Return the whole listing, line for line, without the pictures in it.

Source excerpt
++++++++++++++++++++
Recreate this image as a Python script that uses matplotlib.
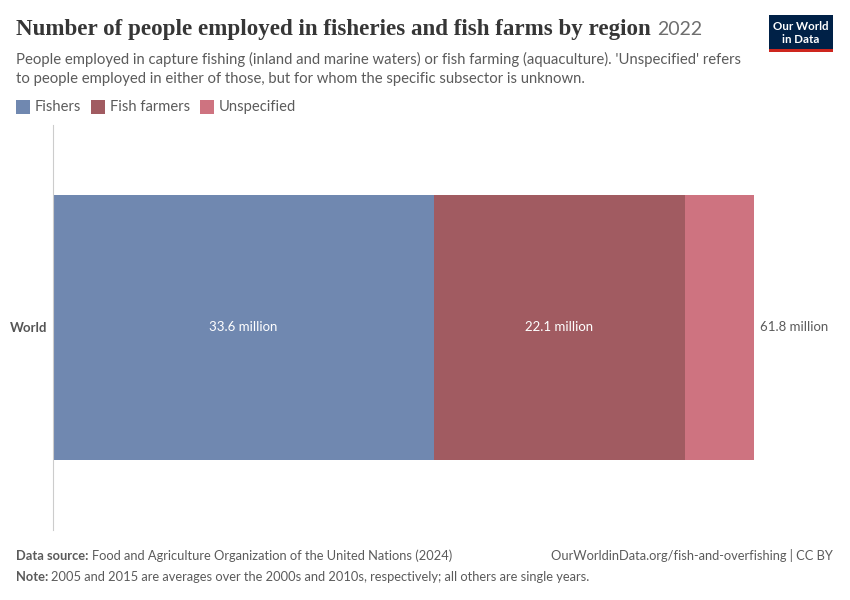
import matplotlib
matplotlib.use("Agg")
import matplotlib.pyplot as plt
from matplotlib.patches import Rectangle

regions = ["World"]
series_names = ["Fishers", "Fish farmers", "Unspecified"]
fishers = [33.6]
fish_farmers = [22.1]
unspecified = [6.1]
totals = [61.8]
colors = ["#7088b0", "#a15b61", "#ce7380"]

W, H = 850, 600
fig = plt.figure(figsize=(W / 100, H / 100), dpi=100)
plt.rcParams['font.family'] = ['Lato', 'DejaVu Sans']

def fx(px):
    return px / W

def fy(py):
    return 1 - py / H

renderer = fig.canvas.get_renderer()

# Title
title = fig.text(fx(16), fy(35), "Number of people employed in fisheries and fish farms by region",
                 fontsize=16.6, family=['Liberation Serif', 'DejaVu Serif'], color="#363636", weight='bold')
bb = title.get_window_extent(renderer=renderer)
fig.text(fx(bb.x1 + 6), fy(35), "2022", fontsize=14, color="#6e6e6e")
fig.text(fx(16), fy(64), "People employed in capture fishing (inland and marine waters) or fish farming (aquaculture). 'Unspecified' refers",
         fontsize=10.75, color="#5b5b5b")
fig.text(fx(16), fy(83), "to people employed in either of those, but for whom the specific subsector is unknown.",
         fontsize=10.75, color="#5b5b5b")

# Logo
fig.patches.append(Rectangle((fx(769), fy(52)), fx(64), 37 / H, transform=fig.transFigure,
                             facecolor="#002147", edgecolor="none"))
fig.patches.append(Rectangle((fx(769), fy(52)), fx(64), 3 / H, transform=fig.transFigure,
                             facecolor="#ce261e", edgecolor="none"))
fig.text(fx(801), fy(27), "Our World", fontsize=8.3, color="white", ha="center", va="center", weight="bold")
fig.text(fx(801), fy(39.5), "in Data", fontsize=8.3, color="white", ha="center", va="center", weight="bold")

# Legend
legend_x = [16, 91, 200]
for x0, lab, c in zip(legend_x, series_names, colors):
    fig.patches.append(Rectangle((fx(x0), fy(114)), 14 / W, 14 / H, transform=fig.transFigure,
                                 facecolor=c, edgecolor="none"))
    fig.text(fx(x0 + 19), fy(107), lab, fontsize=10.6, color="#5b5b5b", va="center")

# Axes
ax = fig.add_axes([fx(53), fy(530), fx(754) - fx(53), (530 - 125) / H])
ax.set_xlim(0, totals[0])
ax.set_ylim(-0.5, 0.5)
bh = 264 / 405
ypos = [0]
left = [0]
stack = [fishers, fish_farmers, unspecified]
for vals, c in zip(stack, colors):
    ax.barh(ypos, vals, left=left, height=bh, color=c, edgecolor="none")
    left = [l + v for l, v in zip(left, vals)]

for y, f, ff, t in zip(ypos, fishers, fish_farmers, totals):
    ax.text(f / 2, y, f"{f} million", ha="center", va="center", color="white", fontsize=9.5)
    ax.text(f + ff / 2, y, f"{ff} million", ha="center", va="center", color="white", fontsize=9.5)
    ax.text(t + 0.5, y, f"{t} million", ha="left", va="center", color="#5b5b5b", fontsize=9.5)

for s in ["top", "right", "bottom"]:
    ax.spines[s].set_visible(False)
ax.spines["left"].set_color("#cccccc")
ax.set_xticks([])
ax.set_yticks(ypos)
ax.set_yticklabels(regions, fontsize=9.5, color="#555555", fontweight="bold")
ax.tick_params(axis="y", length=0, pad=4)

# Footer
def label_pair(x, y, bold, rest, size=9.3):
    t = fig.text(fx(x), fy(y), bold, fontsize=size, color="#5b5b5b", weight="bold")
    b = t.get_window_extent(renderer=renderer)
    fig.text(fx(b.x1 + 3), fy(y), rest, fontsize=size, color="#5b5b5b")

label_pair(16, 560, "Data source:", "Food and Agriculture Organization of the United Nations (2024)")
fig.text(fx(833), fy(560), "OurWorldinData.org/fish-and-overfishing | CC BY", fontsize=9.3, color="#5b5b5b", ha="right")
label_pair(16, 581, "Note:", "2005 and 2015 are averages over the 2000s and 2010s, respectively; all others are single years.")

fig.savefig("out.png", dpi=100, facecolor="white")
++++++++++++++++++++
Solution to this problem
Recreate this image as a Python script that uses matplotlib.
import matplotlib
matplotlib.use("Agg")
import matplotlib.pyplot as plt
from matplotlib.patches import Rectangle

regions = ["World"]
series_names = ["Fishers", "Fish farmers", "Unspecified"]
fishers = [33.6]
fish_farmers = [22.1]
unspecified = [6.1]
totals = [61.8]
colors = ["#7088b0", "#a15b61", "#ce7380"]

W, H = 850, 600
fig = plt.figure(figsize=(W / 100, H / 100), dpi=100)
plt.rcParams['font.family'] = ['Lato', 'DejaVu Sans']

def fx(px):
    return px / W

def fy(py):
    return 1 - py / H

renderer = fig.canvas.get_renderer()

# Title
title = fig.text(fx(16), fy(35), "Number of people employed in fisheries and fish farms by region",
                 fontsize=16.6, family=['Liberation Serif', 'DejaVu Serif'], color="#363636", weight='bold')
bb = title.get_window_extent(renderer=renderer)
fig.text(fx(bb.x1 + 6), fy(35), "2022", fontsize=14, color="#6e6e6e")
fig.text(fx(16), fy(64), "People employed in capture fishing (inland and marine waters) or fish farming (aquaculture). 'Unspecified' refers",
         fontsize=10.75, color="#5b5b5b")
fig.text(fx(16), fy(83), "to people employed in either of those, but for whom the specific subsector is unknown.",
         fontsize=10.75, color="#5b5b5b")

# Logo
fig.patches.append(Rectangle((fx(769), fy(52)), fx(64), 37 / H, transform=fig.transFigure,
                             facecolor="#002147", edgecolor="none"))
fig.patches.append(Rectangle((fx(769), fy(52)), fx(64), 3 / H, transform=fig.transFigure,
                             facecolor="#ce261e", edgecolor="none"))
fig.text(fx(801), fy(27), "Our World", fontsize=8.3, color="white", ha="center", va="center", weight="bold")
fig.text(fx(801), fy(39.5), "in Data", fontsize=8.3, color="white", ha="center", va="center", weight="bold")

# Legend
legend_x = [16, 91, 200]
for x0, lab, c in zip(legend_x, series_names, colors):
    fig.patches.append(Rectangle((fx(x0), fy(114)), 14 / W, 14 / H, transform=fig.transFigure,
                                 facecolor=c, edgecolor="none"))
    fig.text(fx(x0 + 19), fy(107), lab, fontsize=10.6, color="#5b5b5b", va="center")

# Axes
ax = fig.add_axes([fx(53), fy(530), fx(754) - fx(53), (530 - 125) / H])
ax.set_xlim(0, totals[0])
ax.set_ylim(-0.5, 0.5)
bh = 264 / 405
ypos = [0]
left = [0]
stack = [fishers, fish_farmers, unspecified]
for vals, c in zip(stack, colors):
    ax.barh(ypos, vals, left=left, height=bh, color=c, edgecolor="none")
    left = [l + v for l, v in zip(left, vals)]

for y, f, ff, t in zip(ypos, fishers, fish_farmers, totals):
    ax.text(f / 2, y, f"{f} million", ha="center", va="center", color="white", fontsize=9.5)
    ax.text(f + ff / 2, y, f"{ff} million", ha="center", va="center", color="white", fontsize=9.5)
    ax.text(t + 0.5, y, f"{t} million", ha="left", va="center", color="#5b5b5b", fontsize=9.5)

for s in ["top", "right", "bottom"]:
    ax.spines[s].set_visible(False)
ax.spines["left"].set_color("#cccccc")
ax.set_xticks([])
ax.set_yticks(ypos)
ax.set_yticklabels(regions, fontsize=9.5, color="#555555", fontweight="bold")
ax.tick_params(axis="y", length=0, pad=4)

# Footer
def label_pair(x, y, bold, rest, size=9.3):
    t = fig.text(fx(x), fy(y), bold, fontsize=size, color="#5b5b5b", weight="bold")
    b = t.get_window_extent(renderer=renderer)
    fig.text(fx(b.x1 + 3), fy(y), rest, fontsize=size, color="#5b5b5b")

label_pair(16, 560, "Data source:", "Food and Agriculture Organization of the United Nations (2024)")
fig.text(fx(833), fy(560), "OurWorldinData.org/fish-and-overfishing | CC BY", fontsize=9.3, color="#5b5b5b", ha="right")
label_pair(16, 581, "Note:", "2005 and 2015 are averages over the 2000s and 2010s, respectively; all others are single years.")

fig.savefig("out.png", dpi=100, facecolor="white")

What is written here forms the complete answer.